A GROUP of local authority leaders fighting plans which would see their councils replaced by a unitary authority covering the largest area in England have ramped up tensions by accusing their county council rivals of using “propaganda”.

The leaders of North Yorkshire’s seven district and borough councils have called on the county council to “play fair with the public” as it campaigns to create a system of local government it claims would save taxpayers at least £25m a year at a time pressures on public finances are set to mount.

The rift is growing despite many of the district and borough councils being Conservative colleagues of the county council’s Tory leaders and comes with just weeks to go until councils are expected to submit bids to the government over how local authorities should be run in the county and York.

It also comes despite county council leader Councillor Carl Les calling for “no acrimony” as proposals were being developed, as happened the last time creating a unitary authority in North Yorkshire was considered.

The district and borough council leaders criticism comes after the county council highlighted some benefits neighbouring Durham County Council had seen after becoming a unitary authority in 2009 and claimed its bid had been backed by its northern neighbour.

While Durham’s chief executive did state as a single authority North Yorkshire could expect to see local issues “dealt with really effectively”, its leader, Councillor Simon Henig, denied having endorsed the county’s plans.

Speaking on behalf of North Yorkshire’s seven district and borough council leaders, Councillor Mark Crane said: “The public deserve honesty and fairness as we work out the future of local government in North Yorkshire and York. But it is becoming clear that North Yorkshire County Council is instead resorting to propaganda to overstate support for its mega-council model.”

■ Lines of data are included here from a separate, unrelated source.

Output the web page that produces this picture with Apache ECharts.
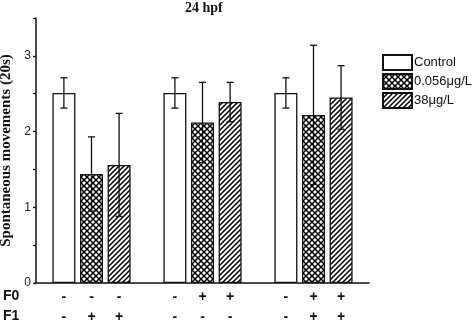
<!DOCTYPE html>
<html><head><meta charset="utf-8">
<script src="https://cdn.jsdelivr.net/npm/echarts@6/dist/echarts.min.js"></script>
<style>html,body{margin:0;padding:0;background:#fff}#c{width:474px;height:323px}</style>
</head><body><div id="c"></div>
<script>
const groups = ['G1', 'G2', 'G3'];
const seriesNames = ['Control', '0.056μg/L', '38μg/L'];
const controlVals = [2.51, 2.51, 2.51];
const controlErr = [0.2, 0.2, 0.2];
const lowVals = [1.44, 2.12, 2.22];
const lowErr = [0.49, 0.53, 0.92];
const highVals = [1.56, 2.39, 2.45];
const highErr = [0.68, 0.26, 0.42];
const f0Signs = [['-', '-', '-'], ['-', '+', '+'], ['-', '+', '+']]; // [series][group]
const f1Signs = [['-', '-', '-'], ['+', '-', '+'], ['+', '-', '+']];
const yTicks = [0, 1, 2, 3];

function makePattern(type) {
  const s = type === 'cross' ? 6 : 5;
  const c = document.createElement('canvas');
  c.width = s; c.height = s;
  const g = c.getContext('2d');
  g.fillStyle = '#fff'; g.fillRect(0, 0, s, s);
  g.strokeStyle = '#000'; g.lineWidth = 1.5;
  g.beginPath();
  if (type === 'cross') {
    g.moveTo(-1, -1); g.lineTo(s + 1, s + 1);
    g.moveTo(s + 1, -1); g.lineTo(-1, s + 1);
  } else {
    g.moveTo(-1, s + 1); g.lineTo(s + 1, -1);
    g.moveTo(-1, 1); g.lineTo(1, -1);
    g.moveTo(s - 1, s + 1); g.lineTo(s + 1, s - 1);
  }
  g.stroke();
  return c;
}

const chart = echarts.init(document.getElementById('c'), null, {renderer: 'canvas'});
const vals = [controlVals, lowVals, highVals];
const errs = [controlErr, lowErr, highErr];
const fills = ['#fff', {image: makePattern('cross'), repeat: 'repeat'}, {image: makePattern('hatch'), repeat: 'repeat'}];
const BW = 23, GAP = 4.6;

const series = [];
vals.forEach((v, i) => {
  series.push({
    name: seriesNames[i], type: 'bar', data: v, barWidth: BW, barGap: '20%',
    itemStyle: {color: fills[i], borderColor: '#111', borderWidth: 1.3},
    label: {
      show: true, position: 'bottom', distance: 4,
      formatter: p => f0Signs[i][p.dataIndex] + '\n' + f1Signs[i][p.dataIndex],
      fontFamily: 'Liberation Sans', fontWeight: 'bold', fontSize: 14, lineHeight: 20, color: '#111'
    },
    emphasis: {disabled: true}, z: 2
  });
});
vals.forEach((v, i) => {
  series.push({
    type: 'custom', silent: true, z: 5,
    data: v.map((m, j) => [j, m, errs[i][j]]),
    renderItem: (params, api) => {
      const top = api.coord([api.value(0), api.value(1) + api.value(2)]);
      const bot = api.coord([api.value(0), api.value(1) - api.value(2)]);
      const x = top[0] + (i - 1) * (BW + GAP);
      const hw = 3.5;
      const st = {stroke: '#111', lineWidth: 1.3};
      return {type: 'group', children: [
        {type: 'line', shape: {x1: x, y1: top[1], x2: x, y2: bot[1]}, style: st},
        {type: 'line', shape: {x1: x - hw, y1: top[1], x2: x + hw, y2: top[1]}, style: st},
        {type: 'line', shape: {x1: x - hw, y1: bot[1], x2: x + hw, y2: bot[1]}, style: st}
      ]};
    }
  });
});

chart.setOption({
  animation: false,
  backgroundColor: '#fff',
  grid: {left: 36, right: 105, top: 18, bottom: 40, containLabel: false, outerBoundsMode: 'none'},
  legend: {
    data: seriesNames, orient: 'vertical', left: 377, top: 49,
    icon: 'rect', itemWidth: 29, itemHeight: 15, itemGap: 2,
    textStyle: {fontFamily: 'Liberation Sans', fontSize: 13, color: '#111', padding: [0, 0, 0, -3]},
    selectedMode: false
  },
  graphic: [
    {type: 'text', left: 185, top: 1, style: {text: '24 hpf', font: 'bold 14px "Liberation Serif"', fill: '#111'}},
    {type: 'text', left: 3, top: 289, style: {text: 'F0', font: 'bold 14px "Liberation Sans"', fill: '#111'}},
    {type: 'text', left: 3, top: 309, style: {text: 'F1', font: 'bold 14px "Liberation Sans"', fill: '#111'}}
  ],
  xAxis: {
    type: 'category', data: groups,
    axisLine: {lineStyle: {color: '#111', width: 1.5}},
    axisTick: {show: false}, axisLabel: {show: false}
  },
  yAxis: {
    type: 'value', min: 0, max: 3.5, interval: 0.5,
    name: 'Spontaneous movements (20s)', nameLocation: 'middle', nameGap: 18, nameRotate: 90,
    nameTextStyle: {fontFamily: 'Liberation Serif', fontWeight: 'bold', fontSize: 15, color: '#111'},
    axisLine: {show: true, lineStyle: {color: '#111', width: 1.5}},
    axisTick: {show: true, inside: false, length: 3, lineStyle: {color: '#111', width: 1.3}},
    axisLabel: {
      fontFamily: 'Liberation Sans', fontSize: 12, color: '#222', margin: 5,
      formatter: v => yTicks.includes(v) ? String(v) : ''
    },
    splitLine: {show: false}
  },
  series
});
</script></body></html>
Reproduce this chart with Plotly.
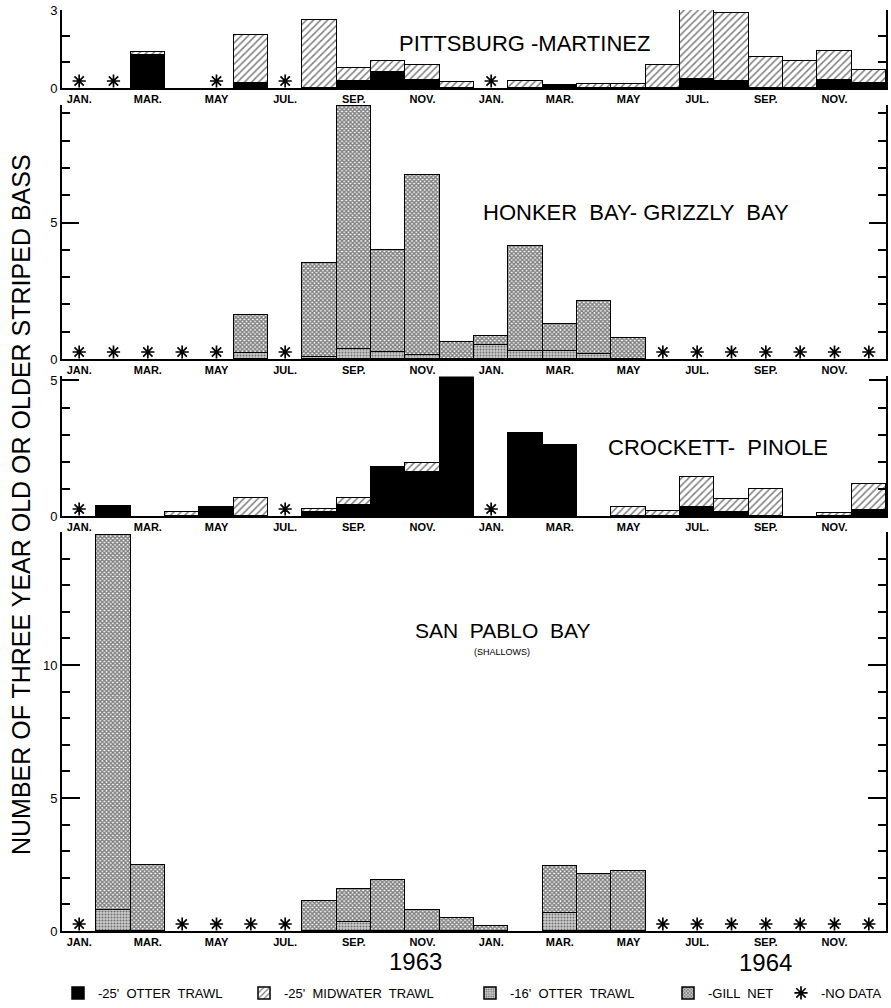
import plotly.graph_objects as go

N = None
months = list(range(24))
label_months = list(range(0, 24, 2))
month_labels = ["JAN.", "MAR.", "MAY", "JUL.", "SEP.", "NOV."] * 2

# ---- Pittsburg - Martinez ----
pm_otter25 = [N, N, 1.27, N, N, 0.2, N, N, 0.27, 0.63, 0.3, N,
              N, N, 0.1, N, N, N, 0.36, 0.26, N, N, 0.31, 0.2]
pm_otter16 = [N] * 24
pm_midwater = [N, N, 0.1, N, N, 1.85, N, 2.6, 0.5, 0.41, 0.58, 0.25,
               N, 0.26, N, 0.16, 0.16, 0.88, 2.64, 2.62, 1.18, 1.02, 1.13, 0.48]
pm_gill = [N] * 24
pm_nodata = [0, 1, 4, 6, 12]

# ---- Honker Bay - Grizzly Bay ----
hg_otter25 = [N] * 24
hg_otter16 = [N, N, N, N, N, 0.2, N, 0.08, 0.37, 0.26, 0.15, N,
              0.5, 0.3, 0.3, 0.18, N, N, N, N, N, N, N, N]
hg_midwater = [N] * 24
hg_gill = [N, N, N, N, N, 1.4, N, 3.45, 8.91, 3.74, 6.58, 0.61,
           0.34, 3.85, 0.98, 1.93, 0.76, N, N, N, N, N, N, N]
hg_nodata = [0, 1, 2, 3, 4, 6, 17, 18, 19, 20, 21, 22, 23]

# ---- Crockett - Pinole ----
cp_otter25 = [N, 0.37, N, N, 0.33, N, N, 0.12, 0.4, 1.81, 1.62, 5.1,
              N, 3.06, 2.6, N, N, N, 0.31, 0.13, N, N, N, 0.21]
cp_otter16 = [N] * 24
cp_midwater = [N, N, N, 0.15, N, 0.66, N, 0.12, 0.26, N, 0.31, N,
               N, N, N, N, 0.3, 0.18, 1.13, 0.47, 0.98, N, 0.09, 0.95]
cp_gill = [N] * 24
cp_nodata = [0, 6, 12]

# ---- San Pablo Bay (shallows) ----
sp_otter25 = [N] * 24
sp_otter16 = [N, 0.8, N, N, N, N, N, N, 0.33, N, N, N,
              N, N, 0.69, N, N, N, N, N, N, N, N, N]
sp_midwater = [N] * 24
sp_gill = [N, 14.1, 2.48, N, N, N, N, 1.14, 1.25, 1.93, 0.79, 0.5,
           0.19, N, 1.75, 2.13, 2.27, N, N, N, N, N, N, N]
sp_nodata = [0, 3, 4, 5, 6, 17, 18, 19, 20, 21, 22, 23]

gear_names = ["-25'  OTTER  TRAWL", "-16'  OTTER  TRAWL", "-25'  MIDWATER  TRAWL", "-GILL  NET"]
gear_legend = ["legend", "legend3", "legend2", "legend4"]
gear_patterns = [
    dict(shape="", fgcolor="black", bgcolor="black"),
    dict(shape=".", fgcolor="#111", bgcolor="#cfcfcf", size=3, solidity=0.4),
    dict(shape="/", fgcolor="black", bgcolor="white", size=5, solidity=0.3),
    dict(shape="x", fgcolor="black", bgcolor="white", size=3, solidity=0.7),
]
gear_colors = ["black", "#cfcfcf", "white", "white"]

panels = [
    dict(data=[pm_otter25, pm_otter16, pm_midwater, pm_gill], nodata=pm_nodata,
         rng=[0, 3], ticks=[0, 3], base_px=88, ppu=26.0, majorlen=8),
    dict(data=[hg_otter25, hg_otter16, hg_midwater, hg_gill], nodata=hg_nodata,
         rng=[0, 9.3], ticks=[0, 5], base_px=359, ppu=27.3, majorlen=17),
    dict(data=[cp_otter25, cp_otter16, cp_midwater, cp_gill], nodata=cp_nodata,
         rng=[0, 5.15], ticks=[0, 5], base_px=516, ppu=27.1, majorlen=17),
    dict(data=[sp_otter25, sp_otter16, sp_midwater, sp_gill], nodata=sp_nodata,
         rng=[0, 15], ticks=[0, 5, 10], base_px=931, ppu=26.6, majorlen=18),
]

W, H = 891, 1008
L, R = 62, 5
PW = W - L - R

fig = go.Figure()
shown = set()
layout_axes = {}
for i, p in enumerate(panels):
    k = "" if i == 0 else str(i + 1)
    xa, ya = "x" + k, "y" + k
    for g in range(4):
        vals = p["data"][g]
        if all(v is None for v in vals):
            continue
        show = g not in shown
        shown.add(g)
        fig.add_trace(go.Bar(
            x=months, y=vals, xaxis=xa, yaxis=ya, name=gear_names[g],
            legendgroup=gear_names[g], showlegend=show, legend=gear_legend[g],
            marker=dict(color=gear_colors[g], pattern=gear_patterns[g],
                        line=dict(color="black", width=1.5)),
            width=1.0,
        ))
    star_y = 7.0 / p["ppu"]
    fig.add_trace(go.Scatter(
        x=p["nodata"], y=[star_y] * len(p["nodata"]), xaxis=xa, yaxis=ya,
        mode="markers", name="-NO DATA", legendgroup="nodata",
        showlegend=(i == 0), legend="legend5",
        marker=dict(symbol="asterisk-open", size=11, color="black",
                    line=dict(color="black", width=1.7)),
    ))
    base = p["base_px"]
    top_px = base - p["rng"][1] * p["ppu"]
    dom = [1 - base / H, 1 - top_px / H]
    layout_axes["yaxis" + k] = dict(
        domain=dom, range=p["rng"], tickvals=p["ticks"], ticks="inside",
        ticklen=p["majorlen"], tickwidth=1.5, tickcolor="black",
        showline=True, linewidth=2, linecolor="black", mirror="ticks",
        showgrid=False, zeroline=False, anchor=xa, ticklabeloverflow="allow",
        minor=dict(dtick=1, tick0=0, ticks="inside", ticklen=8, tickwidth=1.5,
                   tickcolor="black", showgrid=False),
        tickfont=dict(size=13, color="black", family="Liberation Sans"),
    )
    layout_axes["xaxis" + k] = dict(
        domain=[0, 1], range=[-0.5, 23.5], tickvals=label_months, ticktext=month_labels,
        ticks="", showline=True, linewidth=2, linecolor="black", showgrid=False,
        zeroline=False, anchor=ya,
        tickfont=dict(size=11, color="black", family="Liberation Sans", weight="bold"),
    )

fig.update_layout(**layout_axes)


def px(xp):
    return (xp - L) / PW


def py(yp):
    return 1 - yp / H


ann = [
    dict(text="PITTSBURG -MARTINEZ", x=px(524), y=py(44), size=22),
    dict(text="HONKER  BAY- GRIZZLY  BAY", x=px(636), y=py(212), size=22),
    dict(text="CROCKETT-  PINOLE", x=px(718), y=py(447), size=22),
    dict(text="SAN  PABLO  BAY", x=px(502), y=py(630), size=21),
    dict(text="(SHALLOWS)", x=px(502), y=py(652), size=9),
    dict(text="1963", x=px(415), y=py(961), size=24),
    dict(text="1964", x=px(765), y=py(962), size=24),
]
annotations = [dict(text=a["text"], x=a["x"], y=a["y"], xref="paper", yref="paper",
                    showarrow=False, xanchor="center", yanchor="middle",
                    font=dict(size=a["size"], color="black", family="Liberation Sans"))
               for a in ann]
annotations.append(dict(
    text="NUMBER OF THREE YEAR OLD OR OLDER STRIPED BASS", textangle=-90,
    x=px(21), y=py(505), xref="paper", yref="paper", showarrow=False,
    xanchor="center", yanchor="middle",
    font=dict(size=25, color="black", family="Liberation Sans")))

legend_x = {"legend": 58, "legend2": 244, "legend3": 470, "legend4": 668, "legend5": 781}
legends = {}
for name, xp in legend_x.items():
    legends[name] = dict(orientation="h", xref="container", x=xp / W, y=py(993),
                         xanchor="left", yanchor="middle",
                         font=dict(size=13, color="black", family="Liberation Sans"),
                         itemwidth=30, bgcolor="rgba(0,0,0,0)")

fig.update_layout(
    width=W, height=H, barmode="stack", bargap=0,
    margin=dict(l=L, r=R, t=0, b=0, autoexpand=False),
    paper_bgcolor="white", plot_bgcolor="white",
    annotations=annotations,
    showlegend=True,
    **legends,
)

fig.write_html("out.html", config={"displayModeBar": False},
               post_script="document.body.style.margin='0';document.body.style.padding='0';")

Cllr Crane said the district councils, which have yet to detail their proposals and are understood to have poured £175,000 of public money into a fighting fund, were “listening to the public and we’re thinking carefully”.

The criticism comes a fortnight after Ryedale District Council leader Councillor Keane Duncan claimed “a county-wide option would be the largest unitary ever created in England in terms of both population and area” with about 600,000 residents, despite North Yorkshire’s neighbour Leeds City Council having about 800,000 residents.

Cllr Crane said: “We are exploring all of the options with an independent study and we will ultimately be guided by evidence. Early analysis shows there are practical and democratic benefits to creating two unitary authorities with roughly even populations. This would result in new councils across North Yorkshire and York, both large enough to be efficient into the future but local enough to keep local connections to our communities. We promise to play fair, to be frank, and to be open and responsive to feedback, as we work with our residents, businesses and partners to build the very best proposal for new local government. We call upon North Yorkshire County Council to do the same.”

In response to the criticism, Cllr Les said he was disappointed the district leaders had characterised the county’s press statements as a propaganda war.

He said: “Their social media campaign may be seen as kettle and pot. However, I agree with Cllr Crane, a long-standing colleague, that we should all play fair.”

Cllr Les said the example of Durham had been used to demonstrate how community engagement can still operate effectively in a unitary authority, not to endorse the bid which has not been finished yet.

He said: “We have tried to be factual and play with a straight bat. We have not criticised the preparation of their proposal, other than we have a fundamental concern about splitting North Yorkshire in two, and bringing an unwilling York into the mix. They think that our proposal is too big. So let`s agree to disagree.

“Let`s get on and prepare our respective proposals and on the assumption we all get a letter inviting us to do so, let`s submit them to the Secretary of State and the Local Government Minister, the two most senior politicians in the land charged with making local government deliver, and let them test the bids against the criteria for success that they have drawn up. Then they can consult to gauge support.

“So no more thinking of whipped votes, no more trying to stop an opposing team get on the pitch, please. Let’s proceed with mutual respect. We are all trying to serve our residents to the best of our ability, increase efficiency and remove costs.”